The Court of Appeal took a different tack, ruling that while there was a public interest, it was not enough of a public interest. We had argued, in part, that as the Prince of Wales had authorised the leaking of his views of the Chinese leadership in the past, he could hardly claim that our amplification of those views was private.
They turned that on its head, saying that because his views were already partly in the public domain we could not claim a public interest that overrode his right to confidentiality.
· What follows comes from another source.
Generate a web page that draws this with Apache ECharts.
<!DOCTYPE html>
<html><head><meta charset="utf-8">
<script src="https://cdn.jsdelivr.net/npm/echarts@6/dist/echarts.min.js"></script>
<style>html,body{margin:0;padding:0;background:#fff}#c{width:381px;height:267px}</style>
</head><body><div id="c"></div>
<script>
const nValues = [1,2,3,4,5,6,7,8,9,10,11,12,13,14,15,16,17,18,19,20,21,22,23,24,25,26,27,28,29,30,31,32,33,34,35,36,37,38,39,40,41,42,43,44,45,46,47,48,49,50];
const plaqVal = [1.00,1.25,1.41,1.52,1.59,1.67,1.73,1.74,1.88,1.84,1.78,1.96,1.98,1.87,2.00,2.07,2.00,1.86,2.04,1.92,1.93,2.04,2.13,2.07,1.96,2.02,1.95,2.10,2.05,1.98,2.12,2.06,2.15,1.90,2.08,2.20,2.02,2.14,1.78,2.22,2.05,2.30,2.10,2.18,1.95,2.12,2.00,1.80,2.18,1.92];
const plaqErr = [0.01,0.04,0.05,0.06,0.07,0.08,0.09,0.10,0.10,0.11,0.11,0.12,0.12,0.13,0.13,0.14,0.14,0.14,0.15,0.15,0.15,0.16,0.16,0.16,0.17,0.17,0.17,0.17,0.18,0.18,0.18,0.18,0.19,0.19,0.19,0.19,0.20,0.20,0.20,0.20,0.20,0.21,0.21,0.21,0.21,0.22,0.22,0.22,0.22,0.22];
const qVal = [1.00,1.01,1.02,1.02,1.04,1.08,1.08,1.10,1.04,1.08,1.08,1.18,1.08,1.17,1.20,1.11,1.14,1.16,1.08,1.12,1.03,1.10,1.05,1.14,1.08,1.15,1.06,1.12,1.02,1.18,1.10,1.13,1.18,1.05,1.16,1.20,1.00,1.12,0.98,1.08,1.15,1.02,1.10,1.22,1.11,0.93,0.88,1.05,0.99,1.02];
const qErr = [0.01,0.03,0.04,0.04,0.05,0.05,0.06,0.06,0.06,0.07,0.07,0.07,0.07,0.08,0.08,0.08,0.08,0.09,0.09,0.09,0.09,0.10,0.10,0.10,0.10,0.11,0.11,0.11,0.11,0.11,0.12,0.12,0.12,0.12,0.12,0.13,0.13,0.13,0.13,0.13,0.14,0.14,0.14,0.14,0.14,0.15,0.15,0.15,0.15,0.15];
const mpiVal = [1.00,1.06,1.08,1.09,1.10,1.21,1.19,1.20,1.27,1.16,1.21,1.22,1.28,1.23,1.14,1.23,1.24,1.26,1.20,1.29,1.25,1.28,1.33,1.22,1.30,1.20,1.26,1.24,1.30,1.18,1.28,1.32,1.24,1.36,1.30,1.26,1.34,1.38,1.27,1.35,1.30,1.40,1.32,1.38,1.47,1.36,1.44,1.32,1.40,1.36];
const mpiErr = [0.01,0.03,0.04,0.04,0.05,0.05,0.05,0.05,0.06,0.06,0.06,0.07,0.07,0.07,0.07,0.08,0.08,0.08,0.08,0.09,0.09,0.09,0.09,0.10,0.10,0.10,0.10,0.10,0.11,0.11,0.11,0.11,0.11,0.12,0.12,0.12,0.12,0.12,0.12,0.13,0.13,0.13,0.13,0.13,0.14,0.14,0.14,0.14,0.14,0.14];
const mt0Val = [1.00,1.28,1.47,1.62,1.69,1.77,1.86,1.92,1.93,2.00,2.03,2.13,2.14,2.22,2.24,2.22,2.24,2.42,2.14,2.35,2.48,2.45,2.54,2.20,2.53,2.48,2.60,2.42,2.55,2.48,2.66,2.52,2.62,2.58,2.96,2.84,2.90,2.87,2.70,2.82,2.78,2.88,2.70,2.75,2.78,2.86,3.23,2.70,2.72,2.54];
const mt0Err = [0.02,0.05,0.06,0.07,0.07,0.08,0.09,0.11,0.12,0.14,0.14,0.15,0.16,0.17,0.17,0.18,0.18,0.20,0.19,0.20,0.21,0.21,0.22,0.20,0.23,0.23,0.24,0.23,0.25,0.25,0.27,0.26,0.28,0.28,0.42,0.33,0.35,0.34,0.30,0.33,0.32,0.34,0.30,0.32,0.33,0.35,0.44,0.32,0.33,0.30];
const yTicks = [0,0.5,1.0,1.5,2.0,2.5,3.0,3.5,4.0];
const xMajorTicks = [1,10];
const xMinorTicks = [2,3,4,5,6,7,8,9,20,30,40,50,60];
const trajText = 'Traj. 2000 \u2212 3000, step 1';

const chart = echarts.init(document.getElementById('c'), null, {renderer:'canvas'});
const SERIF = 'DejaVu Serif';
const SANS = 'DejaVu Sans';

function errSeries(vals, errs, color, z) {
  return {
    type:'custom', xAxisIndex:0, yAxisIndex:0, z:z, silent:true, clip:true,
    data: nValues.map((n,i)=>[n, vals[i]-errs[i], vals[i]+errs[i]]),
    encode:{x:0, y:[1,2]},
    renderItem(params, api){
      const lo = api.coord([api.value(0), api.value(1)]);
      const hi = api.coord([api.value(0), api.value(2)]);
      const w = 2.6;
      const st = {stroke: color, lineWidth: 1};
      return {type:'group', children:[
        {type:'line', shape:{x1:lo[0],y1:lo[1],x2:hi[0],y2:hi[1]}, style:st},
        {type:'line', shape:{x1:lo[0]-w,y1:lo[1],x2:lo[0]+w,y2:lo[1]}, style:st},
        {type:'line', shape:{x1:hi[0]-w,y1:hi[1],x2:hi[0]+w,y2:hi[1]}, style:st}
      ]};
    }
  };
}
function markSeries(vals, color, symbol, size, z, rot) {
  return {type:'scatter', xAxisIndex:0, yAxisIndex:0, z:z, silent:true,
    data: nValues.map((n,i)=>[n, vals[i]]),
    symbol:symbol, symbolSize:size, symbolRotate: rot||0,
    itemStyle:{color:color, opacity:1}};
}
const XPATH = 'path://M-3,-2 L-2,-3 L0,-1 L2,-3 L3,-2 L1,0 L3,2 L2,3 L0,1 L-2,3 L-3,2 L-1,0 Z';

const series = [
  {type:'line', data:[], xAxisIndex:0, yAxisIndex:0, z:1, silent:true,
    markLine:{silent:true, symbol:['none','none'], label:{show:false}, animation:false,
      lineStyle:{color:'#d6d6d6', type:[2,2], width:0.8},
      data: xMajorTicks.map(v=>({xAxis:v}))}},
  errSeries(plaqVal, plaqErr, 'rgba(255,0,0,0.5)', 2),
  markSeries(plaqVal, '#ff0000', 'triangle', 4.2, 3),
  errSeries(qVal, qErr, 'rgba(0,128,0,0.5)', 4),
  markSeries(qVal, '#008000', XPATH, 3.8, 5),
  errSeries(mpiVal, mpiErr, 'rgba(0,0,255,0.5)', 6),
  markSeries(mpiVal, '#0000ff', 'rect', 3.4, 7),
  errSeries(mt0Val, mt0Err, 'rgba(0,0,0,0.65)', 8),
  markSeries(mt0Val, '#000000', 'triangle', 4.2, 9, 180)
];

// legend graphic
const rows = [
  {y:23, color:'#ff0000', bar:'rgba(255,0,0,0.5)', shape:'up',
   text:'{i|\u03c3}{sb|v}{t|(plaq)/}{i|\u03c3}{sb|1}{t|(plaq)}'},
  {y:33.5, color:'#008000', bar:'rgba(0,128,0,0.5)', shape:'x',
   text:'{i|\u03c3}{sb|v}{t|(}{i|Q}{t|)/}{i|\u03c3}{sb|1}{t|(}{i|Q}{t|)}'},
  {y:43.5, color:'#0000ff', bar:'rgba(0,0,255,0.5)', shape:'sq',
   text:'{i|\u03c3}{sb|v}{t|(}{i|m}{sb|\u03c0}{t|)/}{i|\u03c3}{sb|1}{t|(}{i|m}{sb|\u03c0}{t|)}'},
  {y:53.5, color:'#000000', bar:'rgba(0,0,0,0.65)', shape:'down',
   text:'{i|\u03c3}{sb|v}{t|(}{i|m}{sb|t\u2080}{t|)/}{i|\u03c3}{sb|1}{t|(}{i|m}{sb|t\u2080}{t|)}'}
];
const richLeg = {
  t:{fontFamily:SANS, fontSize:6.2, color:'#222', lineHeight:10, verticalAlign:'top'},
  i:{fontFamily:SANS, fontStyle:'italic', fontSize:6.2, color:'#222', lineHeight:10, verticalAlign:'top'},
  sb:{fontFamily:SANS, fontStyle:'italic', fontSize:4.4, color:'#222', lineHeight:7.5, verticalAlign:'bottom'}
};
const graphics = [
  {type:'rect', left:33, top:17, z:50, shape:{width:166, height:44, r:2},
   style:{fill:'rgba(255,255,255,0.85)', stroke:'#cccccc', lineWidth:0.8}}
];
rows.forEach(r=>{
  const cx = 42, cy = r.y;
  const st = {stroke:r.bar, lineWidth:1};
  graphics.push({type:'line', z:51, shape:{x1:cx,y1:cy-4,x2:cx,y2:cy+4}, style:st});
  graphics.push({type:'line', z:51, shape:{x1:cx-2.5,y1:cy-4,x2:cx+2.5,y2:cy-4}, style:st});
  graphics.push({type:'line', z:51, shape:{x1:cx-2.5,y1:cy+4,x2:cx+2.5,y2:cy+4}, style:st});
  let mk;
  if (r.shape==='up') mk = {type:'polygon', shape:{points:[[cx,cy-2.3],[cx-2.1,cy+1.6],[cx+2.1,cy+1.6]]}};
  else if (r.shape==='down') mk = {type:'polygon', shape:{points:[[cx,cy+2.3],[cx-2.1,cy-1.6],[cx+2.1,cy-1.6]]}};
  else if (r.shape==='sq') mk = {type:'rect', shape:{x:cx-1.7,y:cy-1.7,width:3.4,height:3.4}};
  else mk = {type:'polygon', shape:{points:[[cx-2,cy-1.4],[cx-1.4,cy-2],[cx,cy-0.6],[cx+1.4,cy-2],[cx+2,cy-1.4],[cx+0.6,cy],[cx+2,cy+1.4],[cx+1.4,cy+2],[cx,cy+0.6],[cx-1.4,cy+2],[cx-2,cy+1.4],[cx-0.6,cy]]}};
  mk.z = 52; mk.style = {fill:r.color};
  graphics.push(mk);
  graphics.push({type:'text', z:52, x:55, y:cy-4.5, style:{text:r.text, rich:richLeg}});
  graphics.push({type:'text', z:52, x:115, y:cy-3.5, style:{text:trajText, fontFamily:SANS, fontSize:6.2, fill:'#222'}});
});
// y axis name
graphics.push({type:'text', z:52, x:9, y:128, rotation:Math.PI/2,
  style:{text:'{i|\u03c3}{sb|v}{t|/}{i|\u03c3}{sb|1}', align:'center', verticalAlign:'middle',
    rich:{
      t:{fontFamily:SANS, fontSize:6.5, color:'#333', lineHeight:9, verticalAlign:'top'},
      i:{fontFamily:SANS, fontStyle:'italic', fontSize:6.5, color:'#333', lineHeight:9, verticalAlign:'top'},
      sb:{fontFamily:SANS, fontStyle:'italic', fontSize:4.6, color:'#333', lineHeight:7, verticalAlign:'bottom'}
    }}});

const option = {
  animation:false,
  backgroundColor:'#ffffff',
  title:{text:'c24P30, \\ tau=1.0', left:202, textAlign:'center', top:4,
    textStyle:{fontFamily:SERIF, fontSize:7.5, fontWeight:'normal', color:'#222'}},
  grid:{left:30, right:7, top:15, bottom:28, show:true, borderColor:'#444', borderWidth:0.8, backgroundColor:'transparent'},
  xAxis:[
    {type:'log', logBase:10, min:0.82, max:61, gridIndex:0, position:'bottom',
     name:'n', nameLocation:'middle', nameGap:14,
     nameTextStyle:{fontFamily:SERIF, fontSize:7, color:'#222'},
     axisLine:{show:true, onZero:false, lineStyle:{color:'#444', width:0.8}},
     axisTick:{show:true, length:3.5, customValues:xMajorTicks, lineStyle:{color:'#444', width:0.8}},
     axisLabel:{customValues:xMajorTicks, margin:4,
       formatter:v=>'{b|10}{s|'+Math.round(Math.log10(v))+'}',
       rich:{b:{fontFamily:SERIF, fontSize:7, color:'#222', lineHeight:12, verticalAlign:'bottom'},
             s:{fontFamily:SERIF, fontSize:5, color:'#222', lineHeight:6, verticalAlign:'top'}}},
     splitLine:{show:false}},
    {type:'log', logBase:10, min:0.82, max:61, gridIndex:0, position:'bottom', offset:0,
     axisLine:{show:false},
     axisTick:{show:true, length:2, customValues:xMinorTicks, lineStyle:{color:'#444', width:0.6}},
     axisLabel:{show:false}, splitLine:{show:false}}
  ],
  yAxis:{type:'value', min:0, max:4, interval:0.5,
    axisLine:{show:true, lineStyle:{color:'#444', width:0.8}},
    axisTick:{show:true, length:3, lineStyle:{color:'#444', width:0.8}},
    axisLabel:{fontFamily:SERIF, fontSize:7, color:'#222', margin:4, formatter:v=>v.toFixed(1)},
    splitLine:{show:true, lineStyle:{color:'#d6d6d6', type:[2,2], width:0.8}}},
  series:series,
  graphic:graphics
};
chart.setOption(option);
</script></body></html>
As I write, we are preparing to take the case to the House of Lords, where David Pannick QC will argue forcefully that, even under the Human Rights Act, privacy is relative; that because of the public position he occupies, and because of the effect that his beliefs and actions have on the lives of others, a politician or a prince must be more open to scrutiny than a private citizen.
If we win, we will be able to write about some fascinating and historic documents. If we lose, the consequences for a free press are deeply disturbing.
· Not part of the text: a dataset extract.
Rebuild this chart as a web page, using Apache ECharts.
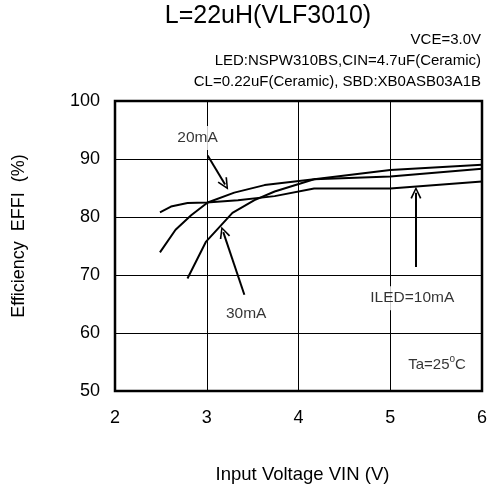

First, it will establish that it is for a judge to decide what is or is not newsworthy for a newspaper to publish. Simply throwing light on what important people think and do will not be enough. Even criminality may not be enough, as recent cases are beginning to show.
Second, it will suggest that the social status of the whistleblower will determine whether a story can be published. Any political editor will tell you that the greatest leakers of stories, apart from ‘friends’ of the royals, are cabinet ministers. I have yet to see a privacy action over documents leaked by a government minister. Why should a secretary be prevented from doing the same?
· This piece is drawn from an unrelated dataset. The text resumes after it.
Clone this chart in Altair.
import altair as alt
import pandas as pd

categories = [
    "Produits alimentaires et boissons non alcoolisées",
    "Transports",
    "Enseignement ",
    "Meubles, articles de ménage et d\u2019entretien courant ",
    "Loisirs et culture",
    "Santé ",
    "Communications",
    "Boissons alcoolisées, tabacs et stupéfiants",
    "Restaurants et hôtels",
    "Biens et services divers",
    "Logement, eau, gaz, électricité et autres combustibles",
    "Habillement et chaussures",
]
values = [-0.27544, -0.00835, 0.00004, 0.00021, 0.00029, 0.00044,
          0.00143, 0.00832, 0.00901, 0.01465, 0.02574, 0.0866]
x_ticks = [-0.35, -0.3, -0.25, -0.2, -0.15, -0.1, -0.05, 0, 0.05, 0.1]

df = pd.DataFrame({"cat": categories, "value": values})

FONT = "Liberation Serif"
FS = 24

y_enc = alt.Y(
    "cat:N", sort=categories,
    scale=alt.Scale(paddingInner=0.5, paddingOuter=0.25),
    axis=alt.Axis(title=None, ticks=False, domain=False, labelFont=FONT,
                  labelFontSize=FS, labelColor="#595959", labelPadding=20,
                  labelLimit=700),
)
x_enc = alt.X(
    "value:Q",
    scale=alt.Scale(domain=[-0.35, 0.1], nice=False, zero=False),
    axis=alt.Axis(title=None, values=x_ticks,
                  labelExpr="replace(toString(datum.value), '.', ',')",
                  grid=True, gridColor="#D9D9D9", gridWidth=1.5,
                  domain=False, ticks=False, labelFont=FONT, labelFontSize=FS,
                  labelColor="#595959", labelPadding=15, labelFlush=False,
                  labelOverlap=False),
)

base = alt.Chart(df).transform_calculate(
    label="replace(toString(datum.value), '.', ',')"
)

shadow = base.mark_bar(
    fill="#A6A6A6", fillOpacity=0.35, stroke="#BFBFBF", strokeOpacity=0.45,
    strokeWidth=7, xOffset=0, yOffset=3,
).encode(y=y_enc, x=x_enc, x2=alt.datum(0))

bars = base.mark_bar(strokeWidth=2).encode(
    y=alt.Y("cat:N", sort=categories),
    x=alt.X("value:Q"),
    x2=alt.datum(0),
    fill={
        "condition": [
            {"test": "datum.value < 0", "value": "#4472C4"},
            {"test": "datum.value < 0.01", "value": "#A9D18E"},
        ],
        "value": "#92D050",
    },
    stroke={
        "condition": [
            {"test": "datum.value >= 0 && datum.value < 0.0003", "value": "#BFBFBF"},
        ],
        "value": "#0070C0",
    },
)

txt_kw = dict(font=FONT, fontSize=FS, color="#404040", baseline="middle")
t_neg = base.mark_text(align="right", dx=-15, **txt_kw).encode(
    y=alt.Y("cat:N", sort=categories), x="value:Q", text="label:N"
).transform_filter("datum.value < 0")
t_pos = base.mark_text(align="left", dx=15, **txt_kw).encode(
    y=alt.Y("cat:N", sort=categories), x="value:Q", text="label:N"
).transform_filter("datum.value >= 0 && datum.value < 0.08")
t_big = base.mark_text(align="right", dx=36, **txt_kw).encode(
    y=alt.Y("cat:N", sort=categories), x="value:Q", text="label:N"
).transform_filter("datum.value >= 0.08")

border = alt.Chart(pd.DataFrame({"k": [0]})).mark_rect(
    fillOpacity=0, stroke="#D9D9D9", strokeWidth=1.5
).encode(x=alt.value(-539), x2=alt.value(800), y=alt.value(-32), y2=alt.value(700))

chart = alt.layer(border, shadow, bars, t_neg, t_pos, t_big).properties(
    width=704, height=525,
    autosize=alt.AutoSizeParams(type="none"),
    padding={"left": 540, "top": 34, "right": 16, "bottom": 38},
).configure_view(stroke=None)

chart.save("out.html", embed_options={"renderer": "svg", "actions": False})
Third, it will endorse a remedy only open to the rich. The law firm Schillings, whose boss describes himself as the ‘Prince of Darkness’ and which has done most to develop the use of Article 8, has been thwarted by Mr Justice Eady in an attempt to recover £450 an hour for its services.
This is by no means the only case where the Human Rights Act has been deployed against freedom of expression. It stands alone only in that our story has already been published, and the arguments are being heard in open court. Much more worrying are the increasing number of instances in which rich and powerful people use Article 8 to suppress news before publication.
One notorious case involves a leading figure in the world of sport who had an affair with a woman. When the woman’s husband found out, he tried to go public with his story. Mr Justice Eady, sympathetic to the feelings of the adulterous football figure, who claimed he had patched up his marriage, ruled that the wronged husband must not talk about the affair to anyone. Thus not only has he been cuckolded, but the man who cuckolded him now has the protection of the law.
It is an not an edifying case, but the principle that has been breached, that the law should not protect wrongdoing, is a very important one. At least in this instance Mr Justice Eady, who hears the majority of these cases, gave his judgment in public, albeit with the identities of the individuals involved kept secret.
The Mail on Sunday is nowadays threatened with injunctions nearly every Saturday afternoon. Many of these cases concern issues much more serious than
adultery in the world of sport; in some, criminal acts are involved. But if the individual about whom we plan to run a story can convince a duty judge, sitting alone and hearing the arguments by conference call, that the allegation impinge on his private life, the court will generally play safe and impose an injunction. Routinely the terms of the injunction prohibit the newspaper from
reporting the fact that an injunction has been granted, or the arguments that were presented for and against.
One of the fundamental principles of English law is that justice should be public: it must be seen to be done. There is a very good reason for this: if judges know they are not open to scrutiny, they are tempted to take shortcuts and allow themselves to be swayed by their prejudices.
That is what is happening with Article 8 of the Human Rights Act. Not only are important news stories being suppressed, and wrongdoing protected, but a law of privacy is being created, not by our elected representatives in open debate, but by lone judges, sitting in secret.
And that is why it is so important, in cases like that of the Prince of Wales, where the arguments are heard in public, that someone stands up for free speech.